I can believe that there is a latent desire out there for more good books to read or a cool new tech to use to read them, but I doubt very much that very old books in the public domain sate that thirst in any significant way. I think your friend is in the minority.


> Am I the only one that's skeptical of the claim that "300,000 people are reading books this way"?

You are not. Instagram is likely set up to count views of a post, not full reads.


Also, how do you find the page you let go at? Sounds improbable anyone read any of the books ...


AFAIK Instagram does this by default. It should put you on the page after the one you saw last time. At least this is how it works with normal non-pinned stories.


Wow, talking about putting the horse behind the carriage.

So, people don't have the concentration to read a book anymore. But instead of fixing the cause of this, whatever it is, we mangle them through platforms that weren't designed for it and if there is some success, we claim that people are reading again. Of course they are not. It's a whole different experience. It can be nice and it can add to the experiences that we already knew, but it is definitely not the same as reading a book. It is more like seeing the movie adaptation of the book.

Books have remained the same for centuries. If people are suddenly unable to read them anymore, it is far more likely that it is the people that need "fixing", and not the books.


> So, people don't have the concentration to read a book anymore.

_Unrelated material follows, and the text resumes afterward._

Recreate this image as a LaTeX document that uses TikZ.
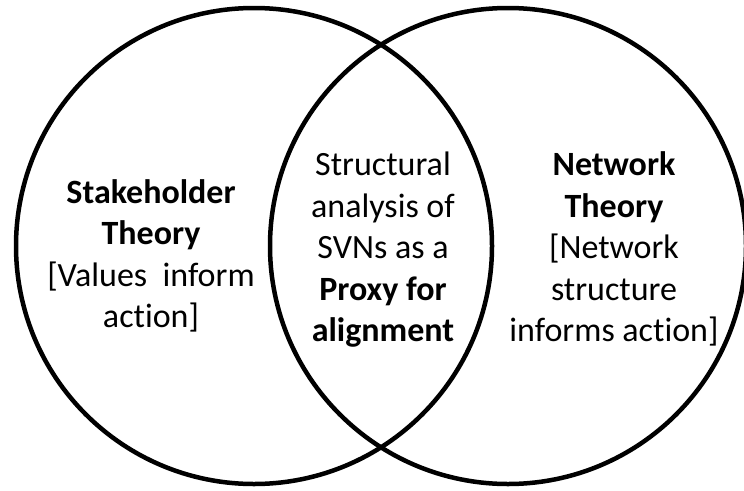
\documentclass[tikz,border=0pt]{standalone}
\usepackage{fontspec}
\setmainfont[RawFeature=-liga]{Carlito}
\begin{document}
\begin{tikzpicture}[x=1pt,y=-1pt,
  ring/.style={circle,draw=black,line width=4.5pt,minimum size=476pt,inner sep=0pt},
  label/.style={align=center,font=\fontsize{34}{41.5}\selectfont,inner sep=0pt}]
\useasboundingbox[fill=white] (0,0) rectangle (744,490);
% the two overlapping sets
\node[ring] (left)  at (254,246) {};
\node[ring] (right) at (508,246) {};
% texts of the three regions
\node[label] (lefttext) at (151,256)
  {\textbf{Stakeholder}\\\textbf{Theory}\\{}[Values\ \ inform\\action]};
\node[label] (midtext) at (383,250)
  {Structural\\analysis of\\SVNs as a\\\textbf{Proxy for}\\\textbf{alignment}};
\node[label] (righttext) at (614,249)
  {\textbf{Network}\\\textbf{Theory}\\{}[Network\\structure\\informs action]};
\end{tikzpicture}
\end{document}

Or people don't really carry books anymore, whereas they always carry their phone, so reading novels there is convenient, and the experiment specifically designed an experience for the platform.

> we claim that people are reading again. Of course they are not. It's a whole different experience.

Of reading novels.

> It is more like seeing the movie adaptation of the book.

In what way is the full novel text "more like seeing the movie adaptation" exactly? It seems odd that you would care solely about the physical format and apparently not even remotely care about the contents.

> Books have remained the same for centuries.

Except for all the times people were not reading books e.g. many 19th century classics were initially serialised in newspapers, consumed as bite-sized chapters before being collected into volumes.

> If people are suddenly unable to read them anymore, it is far more likely that it is the people that need "fixing", and not the books.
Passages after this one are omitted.